Screenwriter Chris Bryant (1936–2008), born Christopher Brian Spencer Dobson, was his great-grandson.

==Career==
Dobson joined Dobson & Barlow when his uncle Benjamin Dobson (1823–1874) was its chairman, and became a partner on his uncle's retirement in 1871.

He travelled extensively on business, visiting Europe, Egypt, India, Japan, Canada and the United States, and in 1890 went to Constantinople, Turkey, to see the work of the Yedi Koule Cotton Spinning Mills using his firm's machinery.

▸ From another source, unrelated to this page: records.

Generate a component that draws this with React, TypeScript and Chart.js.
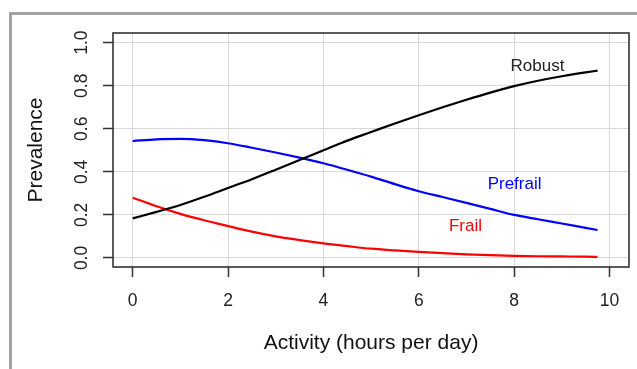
import React, { useEffect, useRef } from 'react';
import { Chart, registerables } from 'chart.js';

Chart.register(...registerables);

// ---- data ----
const activity = [0, 0.5, 1, 1.5, 2, 2.5, 3, 3.5, 4, 4.5, 5, 5.5, 6, 6.5, 7, 7.5, 8, 8.5, 9, 9.5, 9.75];
const robust = [0.184, 0.214, 0.246, 0.284, 0.325, 0.366, 0.41, 0.455, 0.5, 0.545, 0.585, 0.625, 0.663, 0.7, 0.735, 0.768, 0.798, 0.823, 0.844, 0.862, 0.87];
const prefrail = [0.543, 0.551, 0.553, 0.547, 0.533, 0.512, 0.49, 0.466, 0.44, 0.41, 0.378, 0.343, 0.31, 0.283, 0.256, 0.228, 0.2, 0.18, 0.16, 0.14, 0.13];
const frail = [0.28, 0.24, 0.205, 0.175, 0.148, 0.122, 0.1, 0.083, 0.068, 0.055, 0.043, 0.035, 0.028, 0.022, 0.017, 0.013, 0.01, 0.008, 0.007, 0.006, 0.005];

const seriesNames = ['Robust', 'Prefrail', 'Frail'];
const seriesColors = ['#000000', '#0000ff', '#ff0000'];
const labelColors = ['#222222', '#0000ff', '#ff0000'];
// label anchor positions in data units (x, y)
const labelX = [8.49, 8.01, 6.98];
const labelY = [0.89, 0.343, 0.149];

const xTicks = [0, 2, 4, 6, 8, 10];
const yTicks = [0, 0.2, 0.4, 0.6, 0.8, 1.0];

const xTitle = 'Activity (hours per day)';
const yTitle = 'Prevalence';

const FONT = "Arial, 'Liberation Sans', sans-serif";

const framePlugin = {
  id: 'frame',
  beforeDraw(chart: any) {
    const { ctx, width, height } = chart;
    ctx.save();
    ctx.fillStyle = '#ffffff';
    ctx.fillRect(0, 0, width, height);
    ctx.fillStyle = '#a3a3a3';
    ctx.fillRect(9, 12, width - 9, 3);
    ctx.fillRect(9, 12, 3, height - 12);
    ctx.restore();
  },
  afterDraw(chart: any) {
    const { ctx, chartArea, scales } = chart;
    ctx.save();
    // text labels
    ctx.font = `17px ${FONT}`;
    ctx.textAlign = 'center';
    ctx.textBaseline = 'middle';
    seriesNames.forEach((name, i) => {
      ctx.fillStyle = labelColors[i];
      ctx.fillText(name, scales.x.getPixelForValue(labelX[i]), scales.y.getPixelForValue(labelY[i]));
    });
    // box
    ctx.strokeStyle = '#333333';
    ctx.lineWidth = 1.6;
    ctx.strokeRect(chartArea.left, chartArea.top, chartArea.right - chartArea.left, chartArea.bottom - chartArea.top);
    ctx.restore();
  },
};

export default function App() {
  const canvasRef = useRef<HTMLCanvasElement | null>(null);

  useEffect(() => {
    const canvas = canvasRef.current;
    if (!canvas) return;
    Chart.defaults.font.family = FONT;
    const mk = (vals: number[]) => activity.map((x, i) => ({ x, y: vals[i] }));
    const all = [robust, prefrail, frail];
    const chart = new Chart(canvas, {
      type: 'line',
      data: {
        datasets: all.map((vals, i) => ({
          label: seriesNames[i],
          data: mk(vals),
          borderColor: seriesColors[i],
          borderWidth: 2.2,
          pointRadius: 0,
          fill: false,
          cubicInterpolationMode: 'monotone' as const,
        })),
      },
      options: {
        animation: false,
        responsive: false,
        devicePixelRatio: 1,
        layout: { padding: { left: 0, top: 33, right: 8, bottom: 0 } },
        plugins: { legend: { display: false }, tooltip: { enabled: false } },
        scales: {
          x: {
            type: 'linear',
            min: -0.413,
            max: 10.41,
            afterBuildTicks: (s: any) => {
              s.ticks = xTicks.map((v) => ({ value: v }));
            },
            afterFit: (s: any) => {
              s.height = 102;
            },
            border: { display: false },
            grid: { color: '#d9d9d9', lineWidth: 1, tickColor: '#333333', tickWidth: 1.5, tickLength: 10 },
            ticks: { color: '#222222', font: { size: 17.5 }, padding: 14, maxRotation: 0, callback: (v: any) => String(v) },
            title: { display: true, text: xTitle, color: '#111111', font: { size: 21 }, padding: { top: 0, bottom: 13 } },
          },
          y: {
            type: 'linear',
            min: -0.042,
            max: 1.045,
            afterBuildTicks: (s: any) => {
              s.ticks = yTicks.map((v) => ({ value: v }));
            },
            afterFit: (s: any) => {
              s.width = 113;
            },
            border: { display: false },
            grid: { color: '#d9d9d9', lineWidth: 1, tickColor: '#333333', tickWidth: 1.5, tickLength: 10 },
            ticks: {
              color: '#222222',
              font: { size: 17.5 },
              padding: 9,
              minRotation: 90,
              maxRotation: 90,
              crossAlign: 'center',
              callback: (v: any) => Number(v).toFixed(1),
            },
            title: { display: true, text: yTitle, color: '#111111', font: { size: 21 }, padding: { top: 24, bottom: 0 } },
          },
        },
      },
      plugins: [framePlugin],
    } as any);
    return () => chart.destroy();
  }, []);

  return (
    <div style={{ position: 'absolute', left: 0, top: 0, width: 637, height: 369 }}>
      <canvas ref={canvasRef} width={637} height={369} style={{ display: 'block', width: 637, height: 369 }} />
    </div>
  );
}
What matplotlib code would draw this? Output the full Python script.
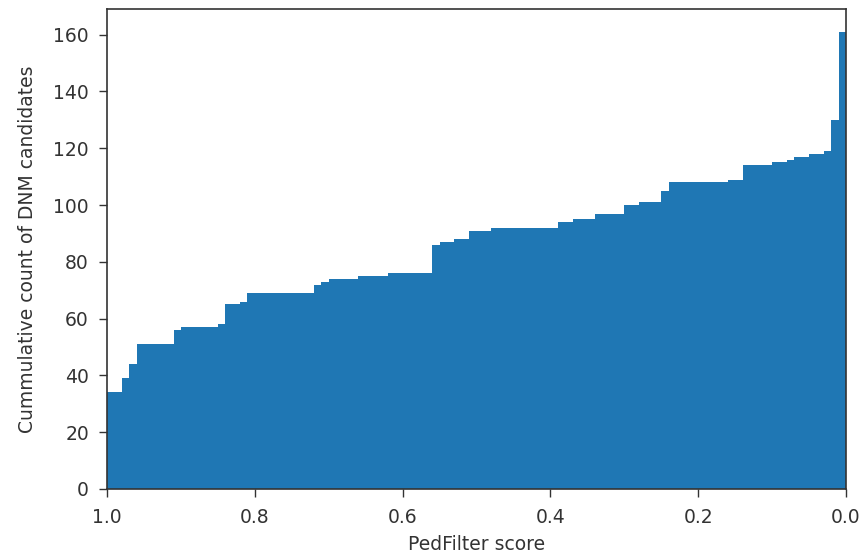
import numpy as np
import matplotlib
matplotlib.use("Agg")
import matplotlib.pyplot as plt

# Bin edges of the PedFilter score histogram (100 bins of width 0.01)
bin_edges = np.linspace(0.0, 1.0, 101)

# Cumulative count (scores >= bin), listed from score 1.0 downwards
cum_from_top = (
    [34, 34, 39, 44] + [51] * 5 + [56] + [57] * 5 + [58] + [65, 65, 66]
    + [69] * 9 + [72, 73] + [74] * 4 + [75] * 4 + [76] * 6
    + [86, 87, 87, 88, 88] + [91] * 3 + [92] * 9 + [94] * 2 + [95] * 3
    + [97] * 4 + [100] * 2 + [101] * 3 + [105] + [108] * 8 + [109] * 2
    + [114] * 4 + [115] * 2 + [116] + [117] * 2 + [118] * 2 + [119]
    + [130, 161]
)
cum_counts = np.array(cum_from_top[::-1])  # ordered by increasing score

fig = plt.figure(figsize=(8.66, 5.57), dpi=100)
ax = fig.add_axes([107 / 866, 1 - 489 / 557, (846 - 107) / 866, (489 - 9) / 557])

ax.stairs(cum_counts, bin_edges, fill=True, color="#1f77b4", linewidth=0)

ax.set_xlim(1.0, 0.0)
ax.set_ylim(0, cum_counts.max() * 1.05)
ax.set_xticks([1.0, 0.8, 0.6, 0.4, 0.2, 0.0])
ax.set_yticks(range(0, 161, 20))
ax.tick_params(labelsize=13.5, length=5.5, width=1.0, colors="#333333")
ax.tick_params(axis="y", pad=7.5)
ax.tick_params(axis="x", pad=8)
for s in ax.spines.values():
    s.set_linewidth(1.2)
    s.set_color("#333333")
ax.set_xlabel("PedFilter score", fontsize=13.5, color="#333333", labelpad=6)
ax.set_ylabel("Cummulative count of DNM candidates", fontsize=13.5, color="#333333", labelpad=12)

fig.savefig("out.png", dpi=100)
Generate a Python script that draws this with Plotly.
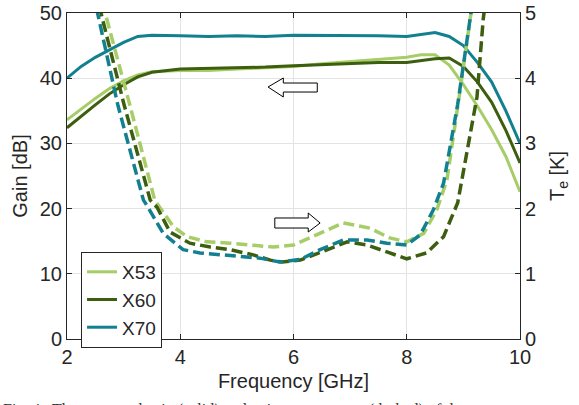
import plotly.graph_objects as go

# ---- Data ----
f_gain = [2.0, 2.25, 2.5, 2.75, 3.0, 3.25, 3.5, 4.0, 4.5, 5.0, 5.5, 6.0, 6.5, 7.0,
          7.5, 8.0, 8.25, 8.5, 8.75, 9.0, 9.25, 9.5, 9.75, 10.0]
gain_x53 = [33.6, 35.3, 36.9, 38.4, 39.6, 40.5, 41.0, 41.2, 41.2, 41.4, 41.6, 41.8, 42.2, 42.5,
            42.9, 43.2, 43.6, 43.6, 42.0, 39.0, 35.7, 32.1, 28.0, 22.6]
gain_x60 = [32.4, 34.2, 35.9, 37.6, 39.0, 40.2, 40.9, 41.4, 41.5, 41.5, 41.7, 41.9, 42.1, 42.2,
            42.4, 42.4, 42.7, 43.0, 43.1, 41.8, 39.4, 36.3, 32.0, 27.0]
gain_x70 = [40.0, 41.8, 43.2, 44.4, 45.5, 46.4, 46.6, 46.5, 46.4, 46.5, 46.4, 46.6, 46.6, 46.5,
            46.5, 46.4, 46.7, 47.0, 46.4, 45.0, 42.4, 39.4, 35.0, 30.0]

f_te_x53 = [2.55, 2.67, 3.1, 3.55, 3.64, 3.88, 4.12, 4.47, 4.88, 5.29, 5.64, 6.0, 6.35, 6.47,
            6.88, 7.35, 7.7, 8.0, 8.3, 8.53, 8.71, 8.94, 9.12, 9.2]
te_x53 = [5.4, 5.0, 3.62, 2.13, 2.02, 1.72, 1.57, 1.49, 1.47, 1.44, 1.41, 1.44, 1.57, 1.62,
          1.78, 1.7, 1.55, 1.49, 1.62, 1.98, 2.44, 3.8, 4.95, 5.4]

f_te_x60 = [2.5, 2.6, 3.0, 3.47, 3.59, 3.82, 4.17, 4.53, 4.88, 5.29, 5.59, 5.8, 6.12, 6.47,
            6.95, 7.3, 7.65, 8.0, 8.35, 8.65, 8.9, 8.98, 9.24, 9.35, 9.45]
te_x60 = [5.6, 5.0, 3.62, 2.13, 2.02, 1.64, 1.47, 1.41, 1.37, 1.29, 1.21, 1.18, 1.21, 1.33,
          1.49, 1.44, 1.34, 1.23, 1.32, 1.57, 2.09, 2.48, 3.71, 4.9, 5.6]

f_te_x70 = [2.4, 2.9, 3.35, 3.41, 3.7, 4.05, 4.35, 4.7, 5.06, 5.41, 5.76, 6.12, 6.47, 6.88,
            7.3, 7.65, 8.0, 8.24, 8.47, 8.65, 8.9, 9.12, 9.2]
te_x70 = [5.55, 3.58, 2.13, 2.05, 1.62, 1.37, 1.32, 1.29, 1.26, 1.24, 1.18, 1.22, 1.37, 1.52,
          1.52, 1.47, 1.44, 1.6, 1.98, 2.39, 3.6, 4.95, 5.4]

names = ["X53", "X60", "X70"]
colors = ["#a6cd68", "#3c5e0e", "#13808f"]

FONT = "Liberation Sans, Arial, sans-serif"
AX = "#262626"

fig = go.Figure()

gains = [gain_x53, gain_x60, gain_x70]
tes = [(f_te_x53, te_x53), (f_te_x60, te_x60), (f_te_x70, te_x70)]

for name, col, g in zip(names, colors, gains):
    fig.add_trace(go.Scatter(x=f_gain, y=g, mode="lines", name=name,
                             line=dict(color=col, width=3), yaxis="y"))
for name, col, (fx, t) in zip(names, colors, tes):
    fig.add_trace(go.Scatter(x=fx, y=t, mode="lines", name=name + " Te", showlegend=False,
                             line=dict(color=col, width=3.5, dash="11px,5px"), yaxis="y2"))

# hollow arrows
left_arrow = "M 5.55,38.65 L 5.82,40.03 L 5.82,39.26 L 6.42,39.26 L 6.42,37.88 L 5.82,37.88 L 5.82,37.12 Z"
right_arrow = "M 5.67,18.56 L 6.26,18.56 L 6.26,19.33 L 6.47,17.79 L 6.26,16.41 L 6.26,17.02 L 5.67,17.02 Z"
shapes = [
    dict(type="path", path=left_arrow, xref="x", yref="y", fillcolor="white",
         line=dict(color="black", width=1)),
    dict(type="path", path=right_arrow, xref="x", yref="y", fillcolor="white",
         line=dict(color="black", width=1)),
]

fig.update_layout(
    width=579, height=405,
    margin=dict(l=67, r=59, t=13, b=66, autoexpand=False),
    paper_bgcolor="white", plot_bgcolor="white",
    font=dict(family=FONT, size=20, color=AX),
    shapes=shapes,
    showlegend=True,
    legend=dict(x=0.031, y=0.267, xanchor="left", yanchor="top",
                bgcolor="white", bordercolor=AX, borderwidth=1,
                font=dict(family=FONT, size=19, color=AX),
                tracegroupgap=0, itemwidth=30),
    xaxis=dict(range=[2, 10], dtick=2, tick0=2, showgrid=True, gridcolor="#e3e3e3",
               showline=True, linecolor=AX, linewidth=1, mirror="ticks",
               ticks="inside", ticklen=5, tickcolor=AX, zeroline=False, automargin=False,
               title=dict(text="Frequency [GHz]", standoff=6, font=dict(size=20))),
    yaxis=dict(range=[0, 50], dtick=10, showgrid=True, gridcolor="#e3e3e3",
               showline=True, linecolor=AX, linewidth=1, ticks="inside", ticklen=5,
               tickcolor=AX, zeroline=False, automargin=False,
               title=dict(text="Gain [dB]", standoff=6, font=dict(size=20))),
    yaxis2=dict(range=[0, 5], dtick=1, overlaying="y", side="right", showgrid=False,
                showline=True, linecolor=AX, linewidth=1, ticks="inside", ticklen=5,
                tickcolor=AX, zeroline=False, automargin=False,
                title=dict(text="T<sub>e</sub> [K]", standoff=14, font=dict(size=20))),
    annotations=[dict(text="Fig. 4.  The measured gain (solid) and noise temperature (dashed) of the",
                      xref="paper", yref="paper", x=-0.145, y=-0.183, xanchor="left",
                      yanchor="top", showarrow=False,
                      font=dict(family="Liberation Serif, Times New Roman, serif", size=16,
                                color="#333333"))],
)

fig.write_html("out.html", post_script="document.body.style.margin='0px';",
               config={"displayModeBar": False})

Dobson took out 22 patents, and wrote works on the textile industry including Humidity in Cotton Spinning (1895), Some difficulties in cotton spinning (1893), Electric Welding (1894) and On the artificial lighting of workshops (1893). He joined the Institution of Mechanical Engineers in 1871 and served on its council 1885 to 1891, and from 1894 until his death.

Dobson was Mayor of Bolton for four years, 1894–1898, dying in office. He also served in the Bolton Rifles (the 2nd Volunteer Battalion of the Loyal North Lancashire Regiment), rising to the rank of Lieutenant colonel and gaining the Volunteer Decoration for 20 years' service as an officer.

Dobson died in 1898, from pneumonia, aged 50. He left an estate of £240,134, and is buried at St Peter's Church, Bolton.

==Honours and legacy==
Dobson was made a Chevalier of the Légion d'honneur in 1878 "for services to French industry".

He was knighted on 9 August 1897, being described as "of Doffcockers, Heaton, in the Parish of Deane, Co. Lancs, Mayor of Bolton".

A statue of Dobson by John Cassidy stands beside Bolton Town Hall.